A new exhibition at Lawrence Wilson Art Gallery celebrates the longer, warmer days that come with the Noongar seasons of Djilba and Kambarang, with artworks that explore the ways people make meaning from flora.

In Wildflower Season watercolours by Emily Pelloe, charting the South West’s abundance of flowering plants, will be exhibited in full for the first time since they were gifted to The University in Western Australia in 1941.

Pelloe was well known for her passions for botany, journalism and equestrian sports.

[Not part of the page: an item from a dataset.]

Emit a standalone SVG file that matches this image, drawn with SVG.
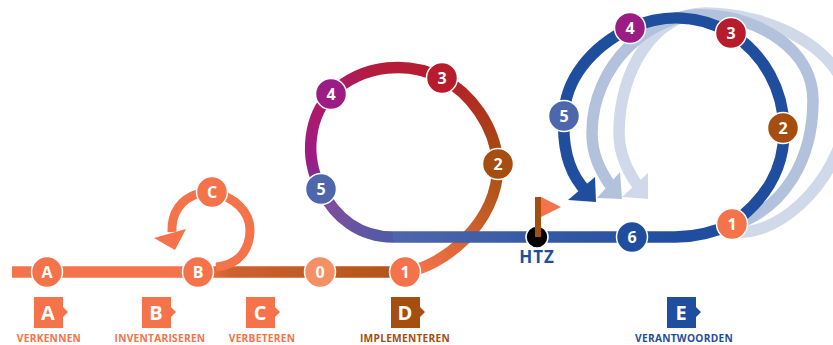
<svg xmlns="http://www.w3.org/2000/svg" width="833" height="345" viewBox="0 0 833 345">
<style>
.l{fill:none;stroke-width:11.5}
.n circle{stroke:#fff;stroke-width:1.5}
.n text{font:bold 16px "Open Sans","Liberation Sans",sans-serif;fill:#fff;text-anchor:middle}
.b text{font:bold 20px "Open Sans","Liberation Sans",sans-serif;fill:#fff;text-anchor:middle}
.b text.c{font:bold 10.2px "Open Sans","Liberation Sans",sans-serif;letter-spacing:.25px;text-anchor:middle}
.b text.o{fill:#f4734a}
.b text.d{fill:#a54e0f}
.b text.e{fill:#1f4e9e}
</style>
<defs>
<linearGradient id="g1" gradientUnits="userSpaceOnUse" x1="200" y1="0" x2="405" y2="0"><stop offset="0" stop-color="#f4734a"/><stop offset=".15" stop-color="#cf6030"/><stop offset=".9" stop-color="#b5561c"/><stop offset="1" stop-color="#a54e0f"/></linearGradient>
<linearGradient id="g2" gradientUnits="userSpaceOnUse" x1="420" y1="270" x2="498" y2="164"><stop offset="0" stop-color="#f4734a"/><stop offset="1" stop-color="#a54e0f"/></linearGradient>
<linearGradient id="g3" gradientUnits="userSpaceOnUse" x1="498" y1="164" x2="442" y2="78"><stop offset="0" stop-color="#a54e0f"/><stop offset="1" stop-color="#b71c2c"/></linearGradient>
<linearGradient id="g4" gradientUnits="userSpaceOnUse" x1="442" y1="78" x2="331" y2="94"><stop offset="0" stop-color="#b71c2c"/><stop offset=".6" stop-color="#b41c3c"/><stop offset="1" stop-color="#a81c70"/></linearGradient>
<linearGradient id="g5" gradientUnits="userSpaceOnUse" x1="331" y1="94" x2="321" y2="189"><stop offset="0" stop-color="#b01a60"/><stop offset=".7" stop-color="#9c1c86"/><stop offset="1" stop-color="#6a3f9a"/></linearGradient>
<linearGradient id="g6" gradientUnits="userSpaceOnUse" x1="321" y1="189" x2="393" y2="237"><stop offset="0" stop-color="#8a4a9a"/><stop offset="1" stop-color="#4e5ba6"/></linearGradient>
<linearGradient id="g7" gradientUnits="userSpaceOnUse" x1="393" y1="0" x2="680" y2="0"><stop offset="0" stop-color="#4e66ac"/><stop offset="1" stop-color="#1f4e9e"/></linearGradient>
</defs>
<g id="connectors">
<path class="l" d="M732 232C785 238 847 170 847 105C847 50 770 13 705 13C655 13 619 70 619 133C619 155 628 172 638 186" stroke="#d0d9e9"/>
<polygon points="648,173 648,199 622,197" fill="#d0d9e9"/>
<path class="l" d="M732 226C785 208 813 160 813 100C813 50 760 17 706 15C650 12 592 65 592 133C592 155 600 170 610 185" stroke="#b2c2dc"/>
<polygon points="620,172 622,199 597,198" fill="#b2c2dc"/>
<path class="l" d="M12 272H198" stroke="#f4734a"/>
<path class="l" d="M198 272H405" stroke="url(#g1)"/>
<path d="M216 267C240 265 250 248 250 230C250 212 235 197 212 192" fill="none" stroke="#f4734a" stroke-width="9"/>
<path d="M197 194C182 199 171 212 172 232" fill="none" stroke="#f4734a" stroke-width="9"/>
<polygon points="154,238 186,229 175,250" fill="#f4734a"/>
<path class="l" d="M405 272C440 268 498 225 498 164" stroke="url(#g2)"/>
<path class="l" d="M498 164C495 125 470 93 442 78" stroke="url(#g3)"/>
<path class="l" d="M442 78C410 62 365 62 331 94" stroke="url(#g4)"/>
<path class="l" d="M331 94C310 115 303 155 321 189" stroke="url(#g5)"/>
<path class="l" d="M321 189C335 218 360 237 393 237" stroke="url(#g6)"/>
<path class="l" d="M393 237H675" stroke="url(#g7)"/>
<path class="l" d="M675 237C695 237 715 232 732 224C765 200 785 170 784 128C783 90 765 55 731 33C700 15 665 13 630 28C590 48 565 80 564 116C562 150 570 175 587 192" stroke="#1f4e9e"/>
<polygon points="595,177 596,202 568,200" fill="#1f4e9e"/>
</g>
<g id="node-A" class="n"><circle cx="47" cy="272" r="15.5" fill="#f4734a"/><text x="47" y="278">A</text></g>
<g id="node-B" class="n"><circle cx="198" cy="272" r="15.5" fill="#f4734a"/><text x="198" y="278">B</text></g>
<g id="node-C" class="n"><circle cx="212" cy="192" r="15.5" fill="#f4734a"/><text x="212" y="198">C</text></g>
<g id="node-0" class="n"><circle cx="320" cy="272" r="15.5" fill="#f58f65"/><text x="320" y="278">0</text></g>
<g id="node-1a" class="n"><circle cx="405" cy="272" r="15.5" fill="#f4734a"/><text x="405" y="278">1</text></g>
<g id="node-2a" class="n"><circle cx="498" cy="164" r="15.5" fill="#a54e0f"/><text x="498" y="170">2</text></g>
<g id="node-3a" class="n"><circle cx="442" cy="78" r="15.5" fill="#b71c2c"/><text x="442" y="84">3</text></g>
<g id="node-4a" class="n"><circle cx="331" cy="94" r="15.5" fill="#9c1c86"/><text x="331" y="100">4</text></g>
<g id="node-5a" class="n"><circle cx="321" cy="189" r="15.5" fill="#4e66ac"/><text x="321" y="195">5</text></g>
<g id="node-HTZ">
<circle cx="537" cy="237" r="11" fill="#000" stroke="#fff" stroke-width="1.5"/>
<rect x="535" y="197" width="6" height="40" fill="#a54e0f"/>
<polygon points="541,197 561,207 541,217" fill="#f4734a"/>
<text x="537" y="263" font-family="'Open Sans','Liberation Sans',sans-serif" font-weight="bold" font-size="17" letter-spacing="1" text-anchor="middle" fill="#1f4e9e">HTZ</text>
</g>
<g id="node-6" class="n"><circle cx="632" cy="237" r="15.5" fill="#1f4e9e"/><text x="632" y="243">6</text></g>
<g id="node-1b" class="n"><circle cx="732" cy="224" r="15.5" fill="#f4734a"/><text x="732" y="230">1</text></g>
<g id="node-2b" class="n"><circle cx="783" cy="128" r="15.5" fill="#a54e0f"/><text x="783" y="134">2</text></g>
<g id="node-3b" class="n"><circle cx="731" cy="33" r="15.5" fill="#b71c2c"/><text x="731" y="39">3</text></g>
<g id="node-4b" class="n"><circle cx="630" cy="28" r="15.5" fill="#9c1c86"/><text x="630" y="34">4</text></g>
<g id="node-5b" class="n"><circle cx="564" cy="116" r="15.5" fill="#4e66ac"/><text x="564" y="122">5</text></g>
<g id="legend-A" class="b"><path d="M34 297H63V307L68 312L63 317V328H34Z" fill="#f4734a"/><text x="48" y="320">A</text><text class="c o" x="49" y="341.5">VERKENNEN</text></g>
<g id="legend-B" class="b"><path d="M142 297H171V307L176 312L171 317V328H142Z" fill="#f4734a"/><text x="156" y="320">B</text><text class="c o" x="160" y="341.5">INVENTARISEREN</text></g>
<g id="legend-C" class="b"><path d="M246 297H275V307L280 312L275 317V328H246Z" fill="#f4734a"/><text x="260" y="320">C</text><text class="c o" x="262" y="341.5">VERBETEREN</text></g>
<g id="legend-D" class="b"><path d="M391 297H420V307L425 312L420 317V328H391Z" fill="#a54e0f"/><text x="405" y="320">D</text><text class="c d" x="405" y="341.5">IMPLEMENTEREN</text></g>
<g id="legend-E" class="b"><path d="M667 297H696V307L701 312L696 317V328H667Z" fill="#1f4e9e"/><text x="681" y="320">E</text><text class="c e" x="684" y="341.5">VERANTWOORDEN</text></g>
</svg>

Her enterprising spirit saw her initiate the ‘women’s interests’ column in The West Australian newspaper, where she would often champion women’s advancement in society and the State’s ‘floral glory’.

A prolific and self-taught artist, many of her watercolours were completed on long distance horse rides – including a two-week journey from Perth to Augusta in 1917.

LWAG’s UWA Art Collection Curator Gemma Weston said the gallery was excited to showcase the beautiful and delicate collection of 40 paintings, which had undergone an extensive conservation and framing project for the exhibition.

“Emily Pelloe was an incredibly dynamic and enterprising figure, who did much to popularise the study of local flowers and contributed to a kind of ‘wildflower fever’ in Perth in the 1920s,” Ms Weston said.

“She produced an archive of work, both in painting and publishing, that opens a fascinating door into the past – and which also reminds us how precious and special our ecosystem is.”

Pelloe’s watercolours will be accompanied by a diverse selection of artworks exploring the stories we tell about plants and flowers.

Paintings, etchings, sculpture, photography and moving images will draw on memory, emotion and cultural heritage.

The exhibition includes a multimedia commission by celebrated Noongar theatre-maker and director Kylie Bracknell, which draws from a personal archive of photographs of Country captured while location scouting.

Other artworks include the winner of the 2020 York Botanical Art Prize, Kirsten Hudson’s Requiem/Kalyakoorl, 13 photo-realistic drawings by Gregory Pryor documenting Western Australian specimens held by the Herbarium in Vienna and works by Penny Coss and Lucy Griggs.